- **SHORT PROBLEM**: Return every line of the records below verbatim, with no pictures in the copy.

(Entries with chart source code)
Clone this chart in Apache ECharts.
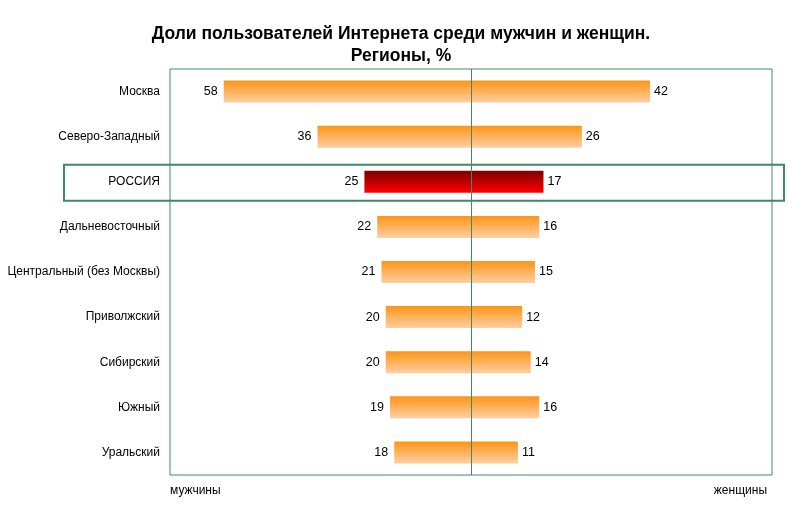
<!DOCTYPE html>
<html><head><meta charset="utf-8">
<script src="https://cdn.jsdelivr.net/npm/echarts@6/dist/echarts.min.js"></script>
<style>html,body{margin:0;padding:0;background:#fff}#c{width:792px;height:509px}</style>
</head><body><div id="c"></div>
<script>
const categories = ['Москва','Северо-Западный','РОССИЯ','Дальневосточный','Центральный (без Москвы)','Приволжский','Сибирский','Южный','Уральский'];
const menValues = [58,36,25,22,21,20,20,19,18];
const womenValues = [42,26,17,16,15,12,14,16,11];
const highlightCategory = 'РОССИЯ';
const titleLines = ['Доли пользователей Интернета среди мужчин и женщин.','Регионы, %'];
const leftLabel = 'мужчины';
const rightLabel = 'женщины';

const FONT = '"Liberation Sans", Arial, sans-serif';
const green = '#3f8a66';
const orangeGrad = new echarts.graphic.LinearGradient(0,0,0,1,[{offset:0,color:'#ff9416'},{offset:1,color:'#ffcfa3'}]);
const redGrad = new echarts.graphic.LinearGradient(0,0,0,1,[{offset:0,color:'#7e0000'},{offset:1,color:'#ff0000'}]);

function itemsFor(vals, sign){
  return vals.map((v,i)=>({value: sign*v, itemStyle:{color: categories[i]===highlightCategory ? redGrad : orangeGrad}}));
}

const chart = echarts.init(document.getElementById('c'));
chart.setOption({
  animation:false,
  title:{text: titleLines.join('\n'), left: 396, textAlign:'center', top: 18,
    textStyle:{fontFamily:FONT, fontSize:17.5, fontWeight:'bold', color:'#000', lineHeight:22}},
  grid:{left:170, right:20, top:69, bottom:34, show:true, borderColor:green, borderWidth:1, containLabel:false},
  xAxis:{type:'value', min:-70.6, max:70.6, show:false},
  yAxis:{type:'category', data:categories, inverse:true,
    axisLine:{show:false}, axisTick:{show:false}, splitLine:{show:false},
    axisLabel:{fontFamily:FONT, fontSize:12, color:'#000', margin:10}},
  series:[
    {type:'bar', stack:'t', data:itemsFor(menValues,-1), barWidth:22,
      label:{show:true, position:'left', formatter:p=>Math.abs(p.value), fontFamily:FONT, fontSize:12.5, color:'#000', distance:6}},
    {type:'bar', stack:'t', data:itemsFor(womenValues,1), barWidth:22,
      label:{show:true, position:'right', formatter:p=>p.value, fontFamily:FONT, fontSize:12.5, color:'#000', distance:4}}
  ]
});

const yc = chart.convertToPixel({yAxisIndex:0}, highlightCategory);
const bandH = (chart.convertToPixel({yAxisIndex:0}, categories[1]) - chart.convertToPixel({yAxisIndex:0}, categories[0]));
const x0 = Math.round(chart.convertToPixel({xAxisIndex:0}, 0)) + 0.5;
chart.setOption({
  graphic:[
    {type:'line', shape:{x1:x0, y1:69, x2:x0, y2:475}, style:{stroke:green, lineWidth:1}, z:90},
    {type:'rect', shape:{x:64, y:yc-bandH*0.4+1, width:720, height:bandH*0.8}, style:{fill:'none', stroke:green, lineWidth:2}, z:100},
    {type:'text', left:170, top:485, style:{text:leftLabel, font:'12px '+FONT, fill:'#000'}},
    {type:'text', right:25, top:485, style:{text:rightLabel, font:'12px '+FONT, fill:'#000'}}
  ]
});
</script></body></html>
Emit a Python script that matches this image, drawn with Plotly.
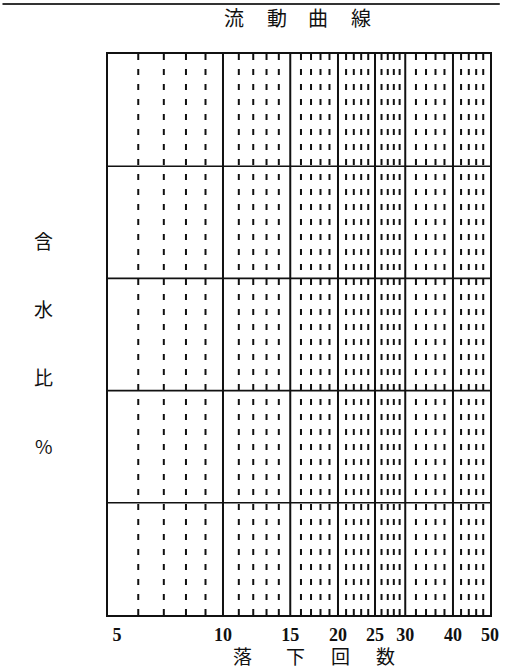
"""
流動曲線 (flow curve) blank sheet
"""
import plotly.graph_objects as go

# x ticks (落下回数) on a log scale
major_ticks = [5, 10, 15, 20, 25, 30, 40, 50]
major_labels = ["\u00a0\u00a0\u00a0\u00a05", "10", "15", "20", "25", "30", "40", "50"]
inner_solid = [10, 15, 20, 25, 30, 40]
minor_ticks = [6, 7, 8, 9, 11, 12, 13, 14, 16, 17, 18, 19,
               21, 22, 23, 24, 26, 27, 28, 29, 32, 34, 36, 38,
               42, 44, 46, 48]
# horizontal bands (含水比 %), no labels
band_lines = [1, 2, 3, 4]
y_top = 5

title_chars = ["流", "動", "曲", "線"]
ylabel_chars = ["含", "水", "比", "%"]
xlabel_chars = ["落", "下", "回", "数"]

W, H = 509, 668
L, R, T, B = 108, 10, 54, 53
pw, ph = W - L - R, H - T - B

CJK = "Noto Sans CJK JP, Noto Sans CJK SC, sans-serif"


def px_x(x):
    return (x - L) / pw


def px_y(y):
    return (H - B - y) / ph


def vlines(xs):
    vx, vy = [], []
    for x in xs:
        vx += [x, x, None]
        vy += [y_top, 0, None]
    return vx, vy


def hlines(ys):
    hx, hy = [], []
    for y in ys:
        hx += [5, 50, None]
        hy += [y, y, None]
    return hx, hy


def label(ch, x, y, size):
    return dict(text=ch, x=px_x(x), y=px_y(y), xref="paper", yref="paper",
                xanchor="center", yanchor="middle", showarrow=False,
                font=dict(family=CJK, size=size, color="#111"))


fig = go.Figure()

mx, my = vlines(minor_ticks)
fig.add_trace(go.Scatter(x=mx, y=my, mode="lines",
                         line=dict(color="#111", width=2, dash="6px,9px"),
                         hoverinfo="skip", showlegend=False))
sx, sy = vlines(inner_solid)
fig.add_trace(go.Scatter(x=sx, y=sy, mode="lines",
                         line=dict(color="#111", width=2),
                         hoverinfo="skip", showlegend=False))
hx, hy = hlines(band_lines)
fig.add_trace(go.Scatter(x=hx, y=hy, mode="lines",
                         line=dict(color="#111", width=1.6),
                         hoverinfo="skip", showlegend=False))

fig.update_xaxes(type="log", range=[0.69897, 1.69897], tickvals=major_ticks,
                 ticktext=major_labels,
                 tickfont=dict(family="Liberation Serif, serif", size=18,
                               color="#111", weight="bold"),
                 showgrid=False, zeroline=False, showline=True, mirror=True,
                 linecolor="#111", linewidth=2, ticks="", ticklabelstandoff=2)
fig.update_yaxes(range=[0, y_top], showticklabels=False, showgrid=False,
                 zeroline=False, showline=True, mirror=True,
                 linecolor="#111", linewidth=2)

ann = []
for ch, x in zip(title_chars, [237, 281, 323, 367]):
    ann.append(label(ch, x, 18, 20))
for ch, y in zip(ylabel_chars, [240, 308, 377, 445]):
    ann.append(label(ch, 42, y, 19))
for ch, x in zip(xlabel_chars, [246, 300, 346, 392]):
    ann.append(label(ch, x, 655, 19))

fig.update_layout(
    width=W, height=H,
    margin=dict(l=L, r=R, t=T, b=B),
    paper_bgcolor="white", plot_bgcolor="white",
    annotations=ann,
    shapes=[dict(type="line", xref="paper", yref="paper",
                 x0=px_x(0), x1=px_x(W), y0=px_y(4), y1=px_y(4),
                 line=dict(color="#333", width=2))],
)

# drop the default page margin so the figure sits at the window origin
fig.write_html("out.html", config={"responsive": False, "displayModeBar": False},
               post_script="document.body.style.margin='0';"
                           "document.body.style.overflow='hidden';")
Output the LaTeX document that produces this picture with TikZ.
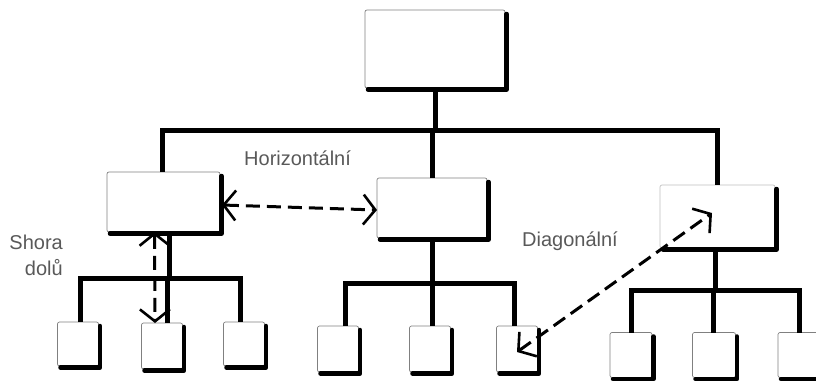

- **RESPONSE TO THE TASK**:
Clone this chart in Apache ECharts.
<!DOCTYPE html>
<html><head><meta charset="utf-8">
<script src="https://cdn.jsdelivr.net/npm/echarts@6/dist/echarts.min.js"></script>
<style>html,body{margin:0;padding:0;background:#fff}#c{width:792px;height:509px}</style>
</head><body><div id="c"></div>
<script>
const categories = ['Москва','Северо-Западный','РОССИЯ','Дальневосточный','Центральный (без Москвы)','Приволжский','Сибирский','Южный','Уральский'];
const menValues = [58,36,25,22,21,20,20,19,18];
const womenValues = [42,26,17,16,15,12,14,16,11];
const highlightCategory = 'РОССИЯ';
const titleLines = ['Доли пользователей Интернета среди мужчин и женщин.','Регионы, %'];
const leftLabel = 'мужчины';
const rightLabel = 'женщины';

const FONT = '"Liberation Sans", Arial, sans-serif';
const green = '#3f8a66';
const orangeGrad = new echarts.graphic.LinearGradient(0,0,0,1,[{offset:0,color:'#ff9416'},{offset:1,color:'#ffcfa3'}]);
const redGrad = new echarts.graphic.LinearGradient(0,0,0,1,[{offset:0,color:'#7e0000'},{offset:1,color:'#ff0000'}]);

function itemsFor(vals, sign){
  return vals.map((v,i)=>({value: sign*v, itemStyle:{color: categories[i]===highlightCategory ? redGrad : orangeGrad}}));
}

const chart = echarts.init(document.getElementById('c'));
chart.setOption({
  animation:false,
  title:{text: titleLines.join('\n'), left: 396, textAlign:'center', top: 18,
    textStyle:{fontFamily:FONT, fontSize:17.5, fontWeight:'bold', color:'#000', lineHeight:22}},
  grid:{left:170, right:20, top:69, bottom:34, show:true, borderColor:green, borderWidth:1, containLabel:false},
  xAxis:{type:'value', min:-70.6, max:70.6, show:false},
  yAxis:{type:'category', data:categories, inverse:true,
    axisLine:{show:false}, axisTick:{show:false}, splitLine:{show:false},
    axisLabel:{fontFamily:FONT, fontSize:12, color:'#000', margin:10}},
  series:[
    {type:'bar', stack:'t', data:itemsFor(menValues,-1), barWidth:22,
      label:{show:true, position:'left', formatter:p=>Math.abs(p.value), fontFamily:FONT, fontSize:12.5, color:'#000', distance:6}},
    {type:'bar', stack:'t', data:itemsFor(womenValues,1), barWidth:22,
      label:{show:true, position:'right', formatter:p=>p.value, fontFamily:FONT, fontSize:12.5, color:'#000', distance:4}}
  ]
});

const yc = chart.convertToPixel({yAxisIndex:0}, highlightCategory);
const bandH = (chart.convertToPixel({yAxisIndex:0}, categories[1]) - chart.convertToPixel({yAxisIndex:0}, categories[0]));
const x0 = Math.round(chart.convertToPixel({xAxisIndex:0}, 0)) + 0.5;
chart.setOption({
  graphic:[
    {type:'line', shape:{x1:x0, y1:69, x2:x0, y2:475}, style:{stroke:green, lineWidth:1}, z:90},
    {type:'rect', shape:{x:64, y:yc-bandH*0.4+1, width:720, height:bandH*0.8}, style:{fill:'none', stroke:green, lineWidth:2}, z:100},
    {type:'text', left:170, top:485, style:{text:leftLabel, font:'12px '+FONT, fill:'#000'}},
    {type:'text', right:25, top:485, style:{text:rightLabel, font:'12px '+FONT, fill:'#000'}}
  ]
});
</script></body></html>
Emit a Python script that matches this image, drawn with Plotly.
"""
流動曲線 (flow curve) blank sheet
"""
import plotly.graph_objects as go

# x ticks (落下回数) on a log scale
major_ticks = [5, 10, 15, 20, 25, 30, 40, 50]
major_labels = ["\u00a0\u00a0\u00a0\u00a05", "10", "15", "20", "25", "30", "40", "50"]
inner_solid = [10, 15, 20, 25, 30, 40]
minor_ticks = [6, 7, 8, 9, 11, 12, 13, 14, 16, 17, 18, 19,
               21, 22, 23, 24, 26, 27, 28, 29, 32, 34, 36, 38,
               42, 44, 46, 48]
# horizontal bands (含水比 %), no labels
band_lines = [1, 2, 3, 4]
y_top = 5

title_chars = ["流", "動", "曲", "線"]
ylabel_chars = ["含", "水", "比", "%"]
xlabel_chars = ["落", "下", "回", "数"]

W, H = 509, 668
L, R, T, B = 108, 10, 54, 53
pw, ph = W - L - R, H - T - B

CJK = "Noto Sans CJK JP, Noto Sans CJK SC, sans-serif"


def px_x(x):
    return (x - L) / pw


def px_y(y):
    return (H - B - y) / ph


def vlines(xs):
    vx, vy = [], []
    for x in xs:
        vx += [x, x, None]
        vy += [y_top, 0, None]
    return vx, vy


def hlines(ys):
    hx, hy = [], []
    for y in ys:
        hx += [5, 50, None]
        hy += [y, y, None]
    return hx, hy


def label(ch, x, y, size):
    return dict(text=ch, x=px_x(x), y=px_y(y), xref="paper", yref="paper",
                xanchor="center", yanchor="middle", showarrow=False,
                font=dict(family=CJK, size=size, color="#111"))


fig = go.Figure()

mx, my = vlines(minor_ticks)
fig.add_trace(go.Scatter(x=mx, y=my, mode="lines",
                         line=dict(color="#111", width=2, dash="6px,9px"),
                         hoverinfo="skip", showlegend=False))
sx, sy = vlines(inner_solid)
fig.add_trace(go.Scatter(x=sx, y=sy, mode="lines",
                         line=dict(color="#111", width=2),
                         hoverinfo="skip", showlegend=False))
hx, hy = hlines(band_lines)
fig.add_trace(go.Scatter(x=hx, y=hy, mode="lines",
                         line=dict(color="#111", width=1.6),
                         hoverinfo="skip", showlegend=False))

fig.update_xaxes(type="log", range=[0.69897, 1.69897], tickvals=major_ticks,
                 ticktext=major_labels,
                 tickfont=dict(family="Liberation Serif, serif", size=18,
                               color="#111", weight="bold"),
                 showgrid=False, zeroline=False, showline=True, mirror=True,
                 linecolor="#111", linewidth=2, ticks="", ticklabelstandoff=2)
fig.update_yaxes(range=[0, y_top], showticklabels=False, showgrid=False,
                 zeroline=False, showline=True, mirror=True,
                 linecolor="#111", linewidth=2)

ann = []
for ch, x in zip(title_chars, [237, 281, 323, 367]):
    ann.append(label(ch, x, 18, 20))
for ch, y in zip(ylabel_chars, [240, 308, 377, 445]):
    ann.append(label(ch, 42, y, 19))
for ch, x in zip(xlabel_chars, [246, 300, 346, 392]):
    ann.append(label(ch, x, 655, 19))

fig.update_layout(
    width=W, height=H,
    margin=dict(l=L, r=R, t=T, b=B),
    paper_bgcolor="white", plot_bgcolor="white",
    annotations=ann,
    shapes=[dict(type="line", xref="paper", yref="paper",
                 x0=px_x(0), x1=px_x(W), y0=px_y(4), y1=px_y(4),
                 line=dict(color="#333", width=2))],
)

# drop the default page margin so the figure sits at the window origin
fig.write_html("out.html", config={"responsive": False, "displayModeBar": False},
               post_script="document.body.style.margin='0';"
                           "document.body.style.overflow='hidden';")
Output the LaTeX document that produces this picture with TikZ.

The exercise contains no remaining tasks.